Task prompt - The line holding "t40_hi = [0.90, 0.39, 0.43, 0.37, 0.38]" is the last one to output; start at the first line of the data, keep every line in between exactly, and leave out pictures.

Dataset excerpt -

▼

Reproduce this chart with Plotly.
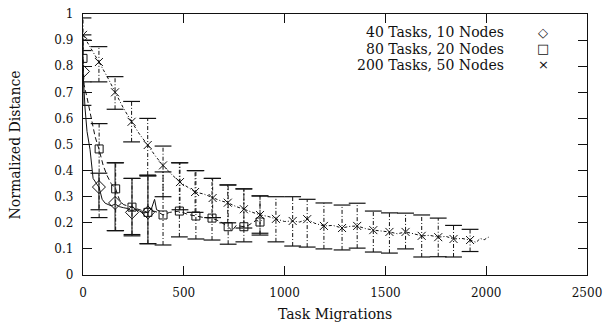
import plotly.graph_objects as go

# ---- data ----
# 40 Tasks, 10 Nodes
t40_line_x = [0, 5, 10, 20, 35, 50, 65, 80, 95, 110, 125, 140, 160, 180, 200, 220, 243, 260, 280, 300, 322, 340, 355, 365, 380]
t40_line_y = [0.78, 0.70, 0.64, 0.55, 0.48, 0.37, 0.35, 0.335, 0.29, 0.275, 0.27, 0.265, 0.272, 0.262, 0.258, 0.255, 0.245, 0.252, 0.245, 0.238, 0.24, 0.255, 0.29, 0.25, 0.245]
t40_pts_x = [0, 79, 159, 243, 322]
t40_pts_y = [0.78, 0.337, 0.276, 0.24, 0.24]
t40_lo = [0.65, 0.25, 0.17, 0.15, 0.12]
t40_hi = [0.90, 0.39, 0.43, 0.37, 0.38]

# 80 Tasks, 20 Nodes
t80_line_x = [0, 5, 20, 40, 60, 80, 100, 120, 140, 162, 180, 200, 220, 243, 270, 300, 322, 350, 380, 397, 430, 478, 520, 560, 600, 640, 680, 720, 740, 760, 798, 820, 840, 860, 878, 885]
t80_line_y = [0.83, 0.73, 0.68, 0.60, 0.53, 0.48, 0.42, 0.38, 0.35, 0.33, 0.29, 0.27, 0.265, 0.26, 0.255, 0.245, 0.24, 0.245, 0.238, 0.23, 0.24, 0.245, 0.232, 0.226, 0.22, 0.218, 0.205, 0.185, 0.17, 0.19, 0.185, 0.19, 0.2, 0.21, 0.203, 0.21]
t80_pts_x = [0, 80, 162, 243, 322, 397, 478, 560, 640, 720, 798, 878]
t80_pts_y = [0.83, 0.483, 0.33, 0.26, 0.24, 0.23, 0.245, 0.226, 0.218, 0.185, 0.185, 0.203]
t80_lo = [0.74, 0.22, 0.17, 0.155, 0.12, 0.115, 0.146, 0.138, 0.134, 0.118, 0.127, 0.153]
t80_hi = [0.92, 0.58, 0.43, 0.37, 0.38, 0.395, 0.43, 0.40, 0.37, 0.345, 0.33, 0.303]

# 200 Tasks, 50 Nodes
t200_line_x = [0, 40, 79, 120, 159, 200, 241, 280, 321, 360, 397, 440, 481, 520, 556, 600, 643, 680, 718, 760, 798, 840, 878, 915, 957, 1000, 1040, 1075, 1112, 1150, 1195, 1240, 1285, 1320, 1360, 1400, 1440, 1480, 1520, 1560, 1600, 1640, 1680, 1720, 1762, 1800, 1838, 1880, 1920, 1950, 1970, 1990, 2010, 2020]
t200_line_y = [0.92, 0.87, 0.816, 0.76, 0.70, 0.64, 0.587, 0.54, 0.498, 0.455, 0.42, 0.385, 0.356, 0.335, 0.318, 0.31, 0.295, 0.285, 0.277, 0.262, 0.252, 0.24, 0.23, 0.225, 0.215, 0.205, 0.207, 0.203, 0.214, 0.198, 0.188, 0.19, 0.18, 0.186, 0.188, 0.178, 0.172, 0.168, 0.165, 0.158, 0.165, 0.158, 0.15, 0.152, 0.145, 0.148, 0.138, 0.14, 0.134, 0.125, 0.14, 0.135, 0.145, 0.14]
t200_pts_x = [0, 79, 159, 241, 321, 397, 481, 556, 643, 718, 798, 878, 957, 1040, 1112, 1195, 1285, 1360, 1440, 1520, 1600, 1680, 1762, 1838, 1920]
t200_pts_y = [0.92, 0.816, 0.70, 0.587, 0.498, 0.42, 0.356, 0.318, 0.295, 0.277, 0.252, 0.23, 0.215, 0.207, 0.214, 0.188, 0.18, 0.188, 0.172, 0.165, 0.165, 0.15, 0.145, 0.138, 0.134]
t200_lo = [0.86, 0.74, 0.635, 0.51, 0.383, 0.30, 0.25, 0.24, 0.22, 0.20, 0.18, 0.16, 0.127, 0.111, 0.107, 0.10, 0.096, 0.103, 0.088, 0.084, 0.10, 0.069, 0.07, 0.069, 0.09]
t200_hi = [0.985, 0.875, 0.76, 0.665, 0.60, 0.494, 0.43, 0.40, 0.37, 0.345, 0.33, 0.303, 0.30, 0.30, 0.29, 0.276, 0.268, 0.275, 0.245, 0.238, 0.237, 0.23, 0.218, 0.19, 0.175]

series_names = ["40 Tasks, 10 Nodes", "80 Tasks, 20 Nodes", "200 Tasks, 50 Nodes"]
x_ticks = [0, 500, 1000, 1500, 2000, 2500]
y_ticks = [0, 0.1, 0.2, 0.3, 0.4, 0.5, 0.6, 0.7, 0.8, 0.9, 1]

INK = "#111111"
SERIF = "DejaVu Serif"

fig = go.Figure()


def add_series(lx, ly, px, py, lo, hi, line_dash, bar_dash, symbol, msize):
    # connecting line
    fig.add_trace(go.Scatter(x=lx, y=ly, mode="lines",
                             line=dict(color=INK, width=1, dash=line_dash),
                             showlegend=False, hoverinfo="skip"))
    # vertical error segments
    sx, sy = [], []
    for xv, a, b in zip(px, lo, hi):
        sx += [xv, xv, None]
        sy += [a, b, None]
    fig.add_trace(go.Scatter(x=sx, y=sy, mode="lines",
                             line=dict(color=INK, width=1, dash=bar_dash),
                             showlegend=False, hoverinfo="skip"))
    # caps
    fig.add_trace(go.Scatter(x=px + px, y=lo + hi, mode="markers",
                             marker=dict(symbol="line-ew-open", size=12, color=INK,
                                         line=dict(color=INK, width=1.2)),
                             showlegend=False, hoverinfo="skip"))
    # point markers
    fig.add_trace(go.Scatter(x=px, y=py, mode="markers",
                             marker=dict(symbol=symbol, size=msize, color=INK,
                                         line=dict(color=INK, width=1)),
                             showlegend=False))


add_series(t40_line_x, t40_line_y, t40_pts_x, t40_pts_y, t40_lo, t40_hi,
           "solid", "solid", "diamond-open", 10)
add_series(t80_line_x, t80_line_y, t80_pts_x, t80_pts_y, t80_lo, t80_hi,
           "5px,3px", "4px,2px,1px,2px", "square-open", 8)
add_series(t200_line_x, t200_line_y, t200_pts_x, t200_pts_y, t200_lo, t200_hi,
           "3px,2px,1px,2px", "4px,2px,1px,2px", "x-thin-open", 8)

axis_common = dict(showgrid=False, zeroline=False, showline=True, linecolor=INK,
                   linewidth=1.3, mirror="ticks", ticks="inside", ticklen=9,
                   tickcolor=INK, tickwidth=1, automargin=False,
                   tickfont=dict(family=SERIF, size=12, color=INK))

fig.update_xaxes(range=[0, 2500], tickvals=x_ticks, ticklabelstandoff=6, **axis_common)
fig.update_yaxes(range=[0, 1], tickvals=y_ticks, ticklabelstandoff=6, **axis_common)

legend_y = [0.931, 0.866, 0.805]
legend_syms = ["◇", "□", "×"]
annotations = []
for name, yy, sym in zip(series_names, legend_y, legend_syms):
    annotations.append(dict(text=name, x=0.839, y=yy, xref="paper", yref="paper",
                            xanchor="right", yanchor="middle", showarrow=False,
                            font=dict(family=SERIF, size=14, color=INK)))
    annotations.append(dict(text=sym, x=0.913, y=yy, xref="paper", yref="paper",
                            xanchor="center", yanchor="middle", showarrow=False,
                            font=dict(family="DejaVu Sans", size=13, color=INK)))
annotations.append(dict(text="Task Migrations", x=0.5, y=-0.149, xref="paper", yref="paper",
                        xanchor="center", yanchor="middle", showarrow=False,
                        font=dict(family=SERIF, size=14, color=INK)))
annotations.append(dict(text="Normalized Distance", x=-0.135, y=0.5, xref="paper", yref="paper",
                        xanchor="center", yanchor="middle", showarrow=False, textangle=-90,
                        font=dict(family=SERIF, size=14, color=INK)))

fig.update_layout(width=605, height=326, margin=dict(l=83, r=18, t=14, b=51),
                  paper_bgcolor="white", plot_bgcolor="white",
                  showlegend=False, annotations=annotations)

fig.write_html("out.html", config={"displayModeBar": False},
               post_script="document.body.style.margin='0';document.body.style.overflow='hidden';")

▲

Task result -
Reproduce this chart with Plotly.
import plotly.graph_objects as go

# ---- data ----
# 40 Tasks, 10 Nodes
t40_line_x = [0, 5, 10, 20, 35, 50, 65, 80, 95, 110, 125, 140, 160, 180, 200, 220, 243, 260, 280, 300, 322, 340, 355, 365, 380]
t40_line_y = [0.78, 0.70, 0.64, 0.55, 0.48, 0.37, 0.35, 0.335, 0.29, 0.275, 0.27, 0.265, 0.272, 0.262, 0.258, 0.255, 0.245, 0.252, 0.245, 0.238, 0.24, 0.255, 0.29, 0.25, 0.245]
t40_pts_x = [0, 79, 159, 243, 322]
t40_pts_y = [0.78, 0.337, 0.276, 0.24, 0.24]
t40_lo = [0.65, 0.25, 0.17, 0.15, 0.12]
t40_hi = [0.90, 0.39, 0.43, 0.37, 0.38]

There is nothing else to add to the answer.